Unit 3- Interest Rates and Investment Demand

Investment
Money spent or expenditures on the following:
  • New plants (factories)
  • Capital equipment (machinery)
  • Technology (hardware and software)
  • New homes
  • Inventories (goods sold by producers)

Expected Rates of Return
  • Businesses make investment decisions using cost/benefit analysis. 
  • Businesses determine benefits by determining the expected rate of return. 
  • Businesses count the costs by interest costs. 
  • Businesses determine the amount of investment they should undertake by comparing the expected rate of return to the interest cost. 
    • If the expected return is greater than the interest cost, then they should invest. 
    • If the expected rate of return is less than the interest cost, then they shouldn't invest.

Real (r%) v. Nominal (i%)
  • The nominal interest rate (i%) is the observable rate of interest.
  • Real interest rate (r%) subtracts out the inflation rate (π%) and is only known ex post facto. 
  • The real interest rate determines the cost of an investment decision.
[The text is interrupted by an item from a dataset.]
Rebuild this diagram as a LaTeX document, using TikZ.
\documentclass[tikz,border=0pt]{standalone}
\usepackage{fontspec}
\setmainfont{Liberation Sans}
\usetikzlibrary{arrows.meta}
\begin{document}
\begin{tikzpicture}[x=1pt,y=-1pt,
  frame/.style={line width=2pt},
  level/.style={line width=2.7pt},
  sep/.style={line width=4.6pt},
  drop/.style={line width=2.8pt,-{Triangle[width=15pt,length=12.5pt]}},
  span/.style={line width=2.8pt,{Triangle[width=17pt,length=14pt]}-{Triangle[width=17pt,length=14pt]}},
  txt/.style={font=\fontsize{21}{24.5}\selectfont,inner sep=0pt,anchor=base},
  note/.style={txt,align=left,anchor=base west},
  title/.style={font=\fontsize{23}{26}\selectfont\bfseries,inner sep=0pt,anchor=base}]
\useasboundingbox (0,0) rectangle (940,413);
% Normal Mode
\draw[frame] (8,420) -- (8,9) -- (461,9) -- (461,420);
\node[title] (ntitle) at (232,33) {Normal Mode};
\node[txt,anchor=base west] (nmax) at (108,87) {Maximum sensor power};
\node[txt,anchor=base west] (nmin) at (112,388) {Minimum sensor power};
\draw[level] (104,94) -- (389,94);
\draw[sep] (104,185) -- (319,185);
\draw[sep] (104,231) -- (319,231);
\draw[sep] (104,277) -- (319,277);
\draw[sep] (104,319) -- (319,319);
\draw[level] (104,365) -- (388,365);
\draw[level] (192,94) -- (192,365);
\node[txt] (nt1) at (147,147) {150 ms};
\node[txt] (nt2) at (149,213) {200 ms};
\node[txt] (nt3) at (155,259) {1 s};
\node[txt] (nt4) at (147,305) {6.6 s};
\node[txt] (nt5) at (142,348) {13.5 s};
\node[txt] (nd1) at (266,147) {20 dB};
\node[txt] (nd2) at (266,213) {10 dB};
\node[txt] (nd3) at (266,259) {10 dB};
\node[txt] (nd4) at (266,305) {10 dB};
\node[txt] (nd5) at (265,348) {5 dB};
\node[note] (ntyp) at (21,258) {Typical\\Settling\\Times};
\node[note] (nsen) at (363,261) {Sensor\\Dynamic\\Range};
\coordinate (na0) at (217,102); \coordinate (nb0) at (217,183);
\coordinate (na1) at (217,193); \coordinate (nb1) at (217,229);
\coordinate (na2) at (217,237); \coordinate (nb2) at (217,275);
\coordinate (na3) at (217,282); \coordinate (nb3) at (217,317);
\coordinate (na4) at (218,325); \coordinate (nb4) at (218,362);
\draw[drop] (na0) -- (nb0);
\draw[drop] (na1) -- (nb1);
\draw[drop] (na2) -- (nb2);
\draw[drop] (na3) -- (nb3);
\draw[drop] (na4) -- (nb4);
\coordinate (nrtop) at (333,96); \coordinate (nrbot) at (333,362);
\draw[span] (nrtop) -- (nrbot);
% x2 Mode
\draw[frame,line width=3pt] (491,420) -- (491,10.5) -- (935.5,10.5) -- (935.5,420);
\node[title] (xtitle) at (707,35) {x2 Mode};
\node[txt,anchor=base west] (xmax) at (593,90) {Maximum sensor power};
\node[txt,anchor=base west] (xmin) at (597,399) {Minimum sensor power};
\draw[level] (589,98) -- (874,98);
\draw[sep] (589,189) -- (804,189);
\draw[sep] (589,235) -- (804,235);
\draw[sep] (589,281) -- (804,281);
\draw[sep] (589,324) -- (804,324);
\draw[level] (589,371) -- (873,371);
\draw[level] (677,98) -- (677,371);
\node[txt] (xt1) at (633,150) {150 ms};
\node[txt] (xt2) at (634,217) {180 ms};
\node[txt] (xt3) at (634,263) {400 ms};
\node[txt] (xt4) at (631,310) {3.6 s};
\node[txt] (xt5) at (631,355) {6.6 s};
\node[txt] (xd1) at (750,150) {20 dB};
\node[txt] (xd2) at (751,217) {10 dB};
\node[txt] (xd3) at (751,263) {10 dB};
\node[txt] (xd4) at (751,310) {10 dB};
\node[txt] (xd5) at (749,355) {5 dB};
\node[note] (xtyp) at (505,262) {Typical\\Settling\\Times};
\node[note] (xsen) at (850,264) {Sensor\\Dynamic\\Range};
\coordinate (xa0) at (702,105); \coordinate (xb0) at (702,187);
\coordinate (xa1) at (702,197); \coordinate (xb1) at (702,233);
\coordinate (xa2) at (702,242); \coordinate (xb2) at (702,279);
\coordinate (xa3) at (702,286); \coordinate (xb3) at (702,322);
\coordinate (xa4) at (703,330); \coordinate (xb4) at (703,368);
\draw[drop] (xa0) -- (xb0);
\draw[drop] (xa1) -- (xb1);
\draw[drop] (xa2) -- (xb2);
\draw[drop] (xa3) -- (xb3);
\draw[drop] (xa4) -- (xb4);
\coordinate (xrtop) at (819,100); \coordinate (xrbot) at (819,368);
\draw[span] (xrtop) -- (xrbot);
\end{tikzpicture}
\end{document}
The equation is as follows: r% = i% - π%

Invest Demand Curve 
  • The shape of the investment demand (ID) curve is downward sloping 
  • When interest rates are high, fewer investments are profitable
  • When interest rates are low, more investments are profitable. 
  • Conversely, there are few investments that yield high rates of return and many that yield low rates of return.